The band even thought a double album was a subversive move at the time, even assigning each other symbols for each vinyl side, a riff on Led Zeppelin’s ‘Zoso’ artwork on Led Zeppelin IV.
“We were surprised by the length of it, and that’s when we started making fun of ourselves, with The Trilogy,” Shelley says. “We were thinking about bands like Yes and Emerson, Lake and Palmer. Double albums weren’t really part of our culture, with the exception of Zen Arcade by Husker Du and Double Nickels on the Dime by The Minutemen, which were really important records to us. But of course we are fans of Exile On Main Street and the White Album so we convinced ourselves that a double record would be OK.”
During the recording of Daydream Nation, Lee Ranaldo reportedly demanded that his guitar was always in the red – and hammering noise into shape was their engineer Nick Sansano’s speciality, after working on Public Enemy’s Bomb Squad sonic assault collages. Shelley recalls a “super interesting time for music, even if we didn’t seem to fit in anywhere”, apart from sharing a noise-rock ethos with Pixies, who released Surfer Rosa a few months earlier.
“We were curious of the rock energy of Guns N’ Roses but we knew that wasn’t our place to be,” he recalls. “At the same time hip-hop was really happening in the States and it was super exciting, but y’know, we knew we weren’t gonna become a hip-hop band like the beastie boys [laughs], but we kind of found our place among it all. I was asked earlier today did I know we were combining all these musics together but it was just all filtered through the four of us.”

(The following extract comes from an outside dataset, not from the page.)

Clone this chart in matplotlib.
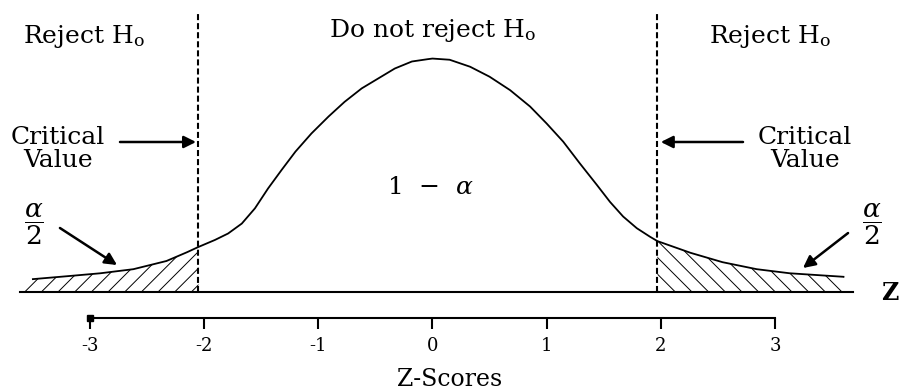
import numpy as np
import matplotlib.pyplot as plt

plt.rcParams['font.family'] = ['DejaVu Serif']
plt.rcParams['mathtext.fontset'] = 'dejavuserif'
plt.rcParams['hatch.linewidth'] = 0.7

# hand-drawn bell curve (z-score, height)
curve_z = [-3.50, -3.20, -2.91, -2.62, -2.33, -2.15, -2.05, -1.905, -1.79, -1.67,
           -1.555, -1.44, -1.32, -1.20, -1.06, -0.91, -0.77, -0.62, -0.475, -0.33,
           -0.18, -0.04, 0.00, 0.15, 0.33, 0.50, 0.68, 0.855, 1.00, 1.145, 1.29,
           1.44, 1.555, 1.67, 1.79, 1.905, 1.97, 2.26, 2.54, 2.84, 3.13, 3.60]
curve_h = [0.022, 0.027, 0.032, 0.039, 0.053, 0.068, 0.077, 0.089, 0.100, 0.117,
           0.143, 0.177, 0.209, 0.240, 0.271, 0.300, 0.325, 0.348, 0.365, 0.382,
           0.394, 0.398, 0.399, 0.397, 0.385, 0.368, 0.345, 0.317, 0.288, 0.257, 0.220,
           0.183, 0.154, 0.129, 0.109, 0.0945, 0.087, 0.067, 0.051, 0.039, 0.032, 0.026]

crit_left, crit_right = -2.05, 1.97
base_left, base_right = -3.61, 3.68
z_ticks = [-3, -2, -1, 0, 1, 2, 3]

curve_z = np.array(curve_z)
curve_h = np.array(curve_h)

fig = plt.figure(figsize=(9, 3.91), dpi=100)
ax = fig.add_axes([0, 0, 1, 1])
ax.set_xlim(-3.788, 4.095)
ax.set_ylim(-0.1692, 0.4991)

# curve and horizontal base line
ax.plot(curve_z, curve_h, color='black', lw=1.3, solid_joinstyle='round')
ax.plot([base_left, base_right], [0, 0], color='black', lw=1.5)

# shaded rejection tails
left = curve_z <= crit_left
ax.fill_between(np.r_[base_left, curve_z[left]], np.r_[0, curve_h[left]], 0,
                facecolor='none', edgecolor='black', hatch='//', lw=0)
right = curve_z >= crit_right
ax.fill_between(curve_z[right], curve_h[right], 0,
                facecolor='none', edgecolor='black', hatch='\\\\', lw=0)

# critical value lines
ax.vlines([crit_left, crit_right], 0, 0.4786, colors='black', lw=1.5,
          linestyles=(0, (2.9, 1.45)))

# z-score axis under the chart
for s in ['top', 'left', 'right']:
    ax.spines[s].set_visible(False)
ax.spines['bottom'].set_position(('data', -0.0444))
ax.spines['bottom'].set_bounds(z_ticks[0], z_ticks[-1])
ax.spines['bottom'].set_linewidth(1.5)
ax.set_yticks([])
ax.set_xticks(z_ticks)
ax.set_xticklabels([str(t) for t in z_ticks])
ax.tick_params(axis='x', direction='out', length=8, width=1.5, pad=6, labelsize=13)
ax.plot([z_ticks[0]], [-0.0444], marker='s', ms=4, color='black', clip_on=False)
ax.set_xlabel('Z-Scores', fontsize=17, labelpad=9)

# region labels
ax.text(-3.05, 0.426, r'Reject H$_{\rm o}$', fontsize=18, ha='center', va='baseline')
ax.text(0.0, 0.436, r'Do not reject H$_{\rm o}$', fontsize=18, ha='center', va='baseline')
ax.text(2.956, 0.426, r'Reject H$_{\rm o}$', fontsize=18, ha='center', va='baseline')

ax.text(-3.28, 0.244, 'Critical\nValue', fontsize=18, ha='center', va='center',
        linespacing=1.0)
ax.text(3.263, 0.244, 'Critical\nValue', fontsize=18, ha='center', va='center',
        linespacing=1.0)

arrow = dict(arrowstyle='-|>', mutation_scale=18, lw=1.8, color='black',
             shrinkA=0, shrinkB=0)
ax.annotate('', xy=(-2.071, 0.2564), xytext=(-2.737, 0.2564), arrowprops=arrow)
ax.annotate('', xy=(2.0, 0.2564), xytext=(2.72, 0.2564), arrowprops=arrow)

ax.text(-0.013, 0.178, r'1  $-$  $\alpha$', fontsize=18, ha='center', va='center')

ax.text(-3.49, 0.116, r'$\dfrac{\alpha}{2}$', fontsize=19, ha='center', va='center')
ax.text(3.851, 0.116, r'$\dfrac{\alpha}{2}$', fontsize=19, ha='center', va='center')
ax.annotate('', xy=(-2.763, 0.0461), xytext=(-3.263, 0.1094), arrowprops=arrow)
ax.annotate('', xy=(3.245, 0.041), xytext=(3.64, 0.1008), arrowprops=arrow)

ax.text(4.007, -0.0017, 'Z', fontsize=17, fontweight='bold', ha='center', va='center')

fig.savefig('out.png', dpi=100)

Sonic Youth signed to major label Geffen after Daydream Nation, around the time when “labels promised everything”. He admits they were “concerned… we spent a lot of time talking to them”. He credits Geffen with giving them a recording budget and not asking questions.
“They never asked for demos, they let us go and do our thing,” he says. “We were lucky that there was always someone at the label who just said, ‘Hey that’s what you do with Sonic Youth”, they weren’t going to be able to shape us. We were pretty stubborn and also we were a little bit older than a lot of the other bands being signed at the time. No one wants to have a couple of terrible years on a major and we were lucky, we came through it OK.”
Shelley says the Daydream Nation film tour goes beyond a simple screening with a Q&A, with him instead describing it as “a bit of a mixtape”, explaining: “We show a film from earlier in the band’s career in 88-89 [Put Blood in the Music] when the album came out so we kinda jump all over the place”.
And even though Shelley and Bangs kickstarted this retrospective tour, it’s got the full Sonic Youth support. “Absolutely,” he says. “We had Thurston with us in Manchester the other night, and Lee was with us in Brooklyn , and Kim in LA. We’re adding a lot of fellow travellers along the way… David Donoghue who actually worked on Put Blood in the Music will be with us in Dublin.”
And even if he stops short of a full-blown nostalgia trip, Shelley says he’s enjoying sharing the album with fans – many in Glasgow who were at the 2007 filming.
“We knew it was good because we were working so hard… but you never know how your records are gonna resonate,” he says.
“They go off and have a life of their own and you don’t know what’s going to happen to them once they get out there. But it’s nice that people like this one, and we’re having fun talking about it.”
- Steve Shelley and Lance Bangs are presenting Sonic Youth: 30 Years of Daydream Nation at Triskel Arts Centre in Cork tonight at 8pm (16), and Dublin’s IFI tomorrow at 5pm and 8pm (both sold out).